The Case for Teaching Black History Nationally

Alumnus aims to create understanding of how America arrived at the Black Lives Matter movement

Story by Nancy Kelleher
Photograph Courtesy of E. Macey Russell

E. Macey Russell

It’s time to bring Black history into the mainstream of American education, says Suffolk University Trustee E. Macey Russell, who is advocating for a national movement that would transform a tame February curriculum addendum to a strong examination of the Black experience in America since 1619. History lessons that address America’s fraught relationship with race tend to focus on slavery in the context of the Civil War and the civil rights movement. But American schools neglect to address signal events such as the post-Reconstruction massacres of Black citizens in Tulsa. Students don’t hear about the African American lives lost in 1927 when Mississippi River levees were dynamited to spare New Orleans from flooding, spurring the Great Migration. Nor do the history books address how discrimination in housing, employment, and education led to a society where an average white family’s net worth is nearly 10 times that of a Black family.

 

Russell, JD ’83, seeks federal legislation—the George Floyd Education Act—establishing a commission to determine an appropriate K through 12 Black history curriculum. Schools would make courses on racism and Black history part of the core curriculum, and colleges and universities would follow suit.
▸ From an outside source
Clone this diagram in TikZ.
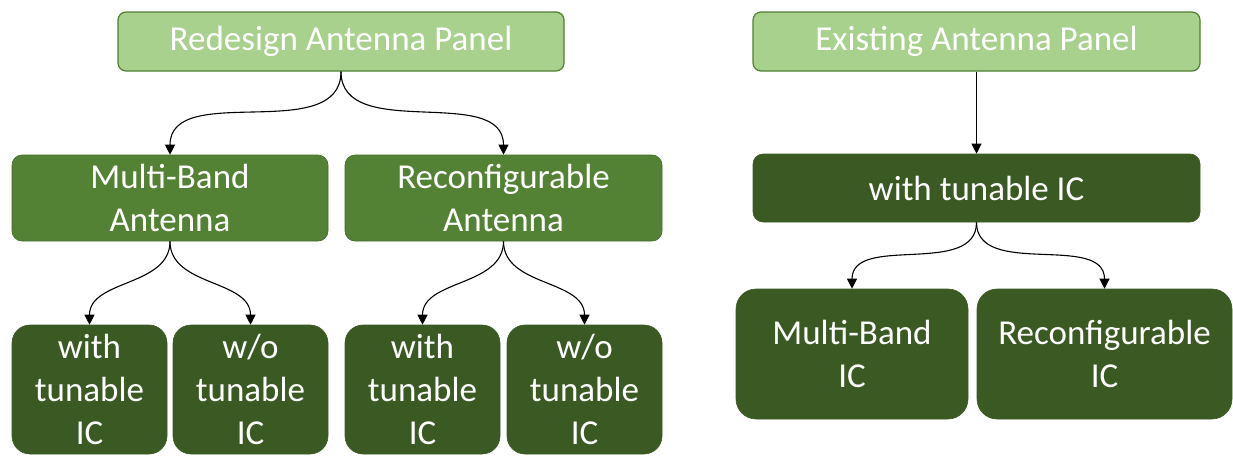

In an era when the call has gone out to “do something,” Russell invites Suffolk alumni to join him in advocating for Black history education.

 

A need for context

Following the 2020 police killings of George Floyd and others, protesters across the nation are standing up for the rights of Black Americans. Yet many people don’t understand how America came to this juncture, says Russell. The myth of a post-racial society ushered in with the election of President Barack Obama has died, and “the kids out marching are confounded about what’s happened,” says Russell.

 

Because young Black and Brown students are not taught their history, they often feel isolated in U.S. society, according to Russell. 

 

“Learning this history helps Black Americans understand their heritage and how they are connected to this country,” he says. “We have been here for 400 years, and there is something wrong when folks who arrived 120 years ago feel more connected than Black Americans. Rarely do we stop and ask: Why is there a Negro National Anthem in this country, and why was the civil rights movement necessary?”

 

Empathy based on facts

Russell, a partner at Choate Hall & Stewart LLP, is deeply involved with encouraging diversity in the legal profession. 

 

“I’ve learned from these experiences that you have to find trigger points that generate empathy in people, and that usually has to come from a baseline of facts and what can reasonably be inferred from those facts,” he says. 

 

“Until people begin to understand our history, it may be hard for them to understand why African Americans are where they are today. It’s not because we all checked a box before we were born that said: I want to be poor. I want to have the worst possible public education. I want to be fearful of police, and I want to be discriminated against in housing and education. Nobody checks those boxes. Yet there’s always been an undercurrent that we don’t work hard enough.” 

 

Russell’s commitment to Black history education stems in part from his learning about the historical mistreatment of indigenous people and others. 

 

“There are a lot of things that we don’t understand partly because of a lack of exposure,” says Russell, citing Germany’s requirement that high school students study Nazism and the Holocaust. “We should follow Germany’s lead as a way to heal.”

 

Says Russell: “If learning about Black history and racism in the U.S. becomes part of our daily dialogue in the schools, that will trickle into the minds of parents, into neighborhoods, and into communities. And I think that would be a good thing. We owe it to our kids and grandkids, so they can grow up in a very different America.”